World Model as Tool
Let the planning agent call a generative world model (video diffusion, physics sim) as a tool to preview action consequences before committing — lookahead without acting first.
Intent & Description
🎯 Intent
Ground planning decisions in simulated rollouts for actions whose physical consequences are hard to reason about in text.
📋 Context
Your planning agent operates in an environment with physics, geometry, or rich perceptual dynamics — a household robot, game agent, or control system. Some actions are irreversible or expensive. A capable generative world model (video diffusion, learned dynamics, external simulator) exists and can produce plausible rollouts.
💡 Solution
Register the generative world model behind a tool interface: input is a structured current state + candidate action sequence; output is a generated rollout (video frames, simulated trajectory, predicted observations) plus optional uncertainty. The agent calls this tool before committing to any irreversible or expensive action, compares predicted rollouts across candidates, and uses simulator agreement as a gate. Treat the world model as fallible — its output is evidence, not truth.
Real-world Use Case
- Actions have physical or perceptual consequences the agent can’t reliably reason about in text.

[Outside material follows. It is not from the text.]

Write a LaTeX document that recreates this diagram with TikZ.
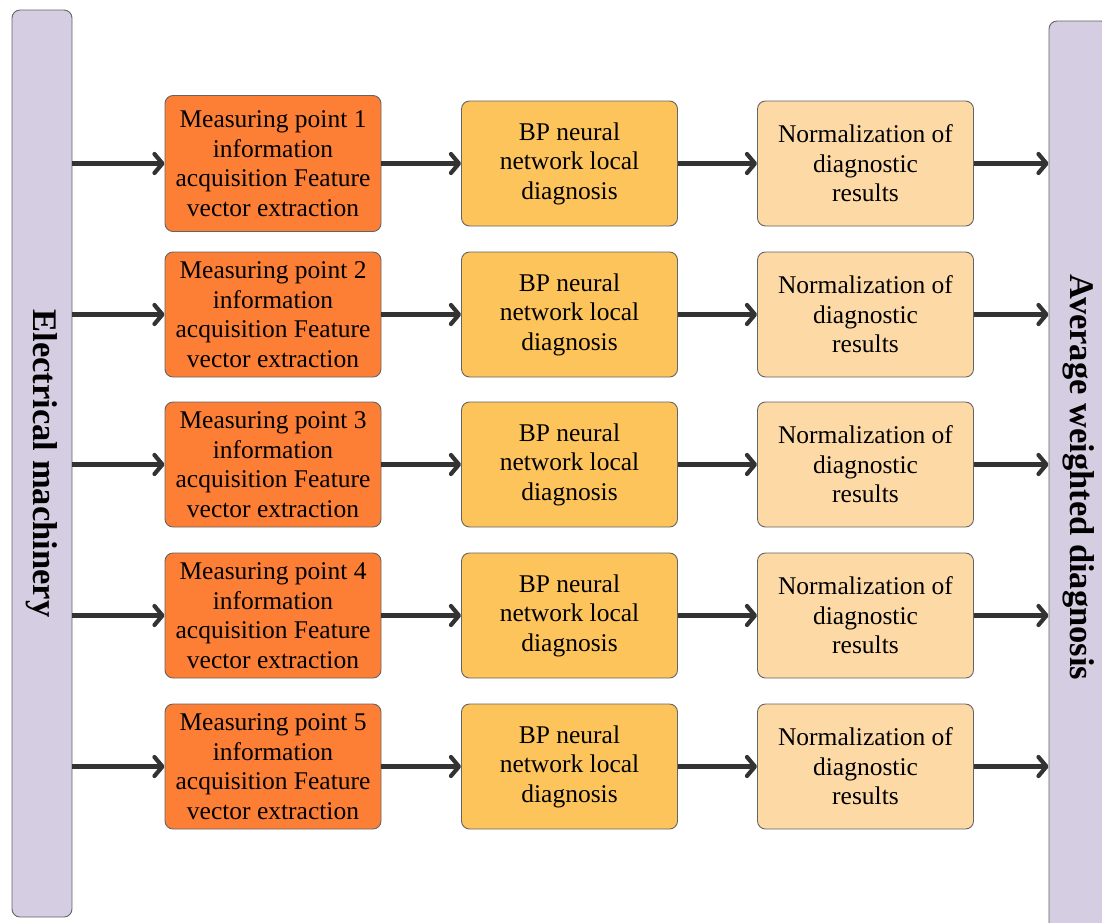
\documentclass[tikz,border=0pt]{standalone}
\usepackage{fontspec}
\setmainfont{Liberation Serif}
\usetikzlibrary{arrows.meta}

\definecolor{barfill}{RGB}{213,205,225}
\definecolor{edgegray}{RGB}{100,100,100}
\definecolor{acqfill}{RGB}{253,127,54}
\definecolor{bpfill}{RGB}{253,196,92}
\definecolor{normfill}{RGB}{253,217,166}
\definecolor{arrowgray}{RGB}{51,51,51}

\tikzset{
  sidebar/.style={draw=edgegray, line width=0.9pt, fill=barfill, rounded corners=8pt,
    minimum width=60pt, inner sep=0pt},
  bartext/.style={rotate=-90, font=\bfseries\fontsize{34.5}{40}\selectfont},
  stagebox/.style={draw=edgegray, line width=0.9pt, rounded corners=8pt, inner sep=0pt,
    minimum width=216pt, minimum height=125pt, align=center,
    font=\fontsize{25.5}{29.5}\selectfont},
  acqbox/.style={stagebox, fill=acqfill},
  bpbox/.style={stagebox, fill=bpfill},
  normbox/.style={stagebox, fill=normfill},
  flow/.style={draw=arrowgray, line width=4.5pt,
    -{Straight Barb[length=8pt, width=19pt, line width=4.2pt, line cap=round, line join=round]}},
}

\begin{document}
\begin{tikzpicture}[x=1pt, y=-1pt]
  \useasboundingbox (0,0) rectangle (1102,922);
  \begin{scope}
    \clip (0,0) rectangle (1102,922);

    % side bars
    \node[sidebar, minimum height=907pt] (machine) at (42,463.5) {};
    \node[bartext] at (machine.center) {Electrical machinery};
    \node[sidebar, minimum height=913pt] (average) at (1079,477.5) {};
    \node[bartext] at (average.center) {Average weighted diagnosis};

    % first row
    \node[acqbox, minimum height=136pt] (acq1) at (273,163.5)
      {Measuring point 1\\information\\acquisition Feature\\vector extraction};
    \node[bpbox] (bp1) at (569.5,163.5) {BP neural\\network local\\diagnosis};
    \node[normbox] (nm1) at (865.5,163.5) {Normalization of\\diagnostic\\results};

    % remaining rows
    \foreach \i/\y in {2/314.5, 3/464.5, 4/615.5, 5/766.5} {
      \node[acqbox] (acq\i) at (273,\y)
        {Measuring point \i\\information\\acquisition Feature\\vector extraction};
      \node[bpbox] (bp\i) at (569.5,\y) {BP neural\\network local\\diagnosis};
      \node[normbox] (nm\i) at (865.5,\y) {Normalization of\\diagnostic\\results};
    }

    % connectors
    \foreach \i in {1,...,5} {
      \draw[flow] (machine.east |- acq\i.west) -- (acq\i.west);
      \draw[flow] (acq\i.east) -- (bp\i.west);
      \draw[flow] (bp\i.east) -- (nm\i.west);
      \draw[flow] (nm\i.east) -- (average.west |- nm\i.east);
    }
  \end{scope}
\end{tikzpicture}
\end{document}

- A capable generative world model is available as an external service or local model.
- Some actions are irreversible enough that even a noisy lookahead pays for itself.
Source
📌 TL;DR
World model as a tool = simulate before you act. Call it for irreversible actions, compare rollouts, treat output as evidence not truth. Slow and expensive but worth it when stakes are high.
Advantages
- Foresight grounded in a real generative simulator, not just text reasoning.
- Decouples the agent from any one world model — swap the tool when a better one ships.
- Rollouts are inspectable artifacts (video, trajectory) — useful for debugging and post-hoc review.
Disadvantages
- Generative world models are slow and expensive to call per planning step.
- Rollouts hallucinate — treating them as ground truth introduces a new failure mode.
- Encoding state and action well enough for the world model is non-trivial.
- Aggregating noisy rollouts with text reasoning is an open design problem.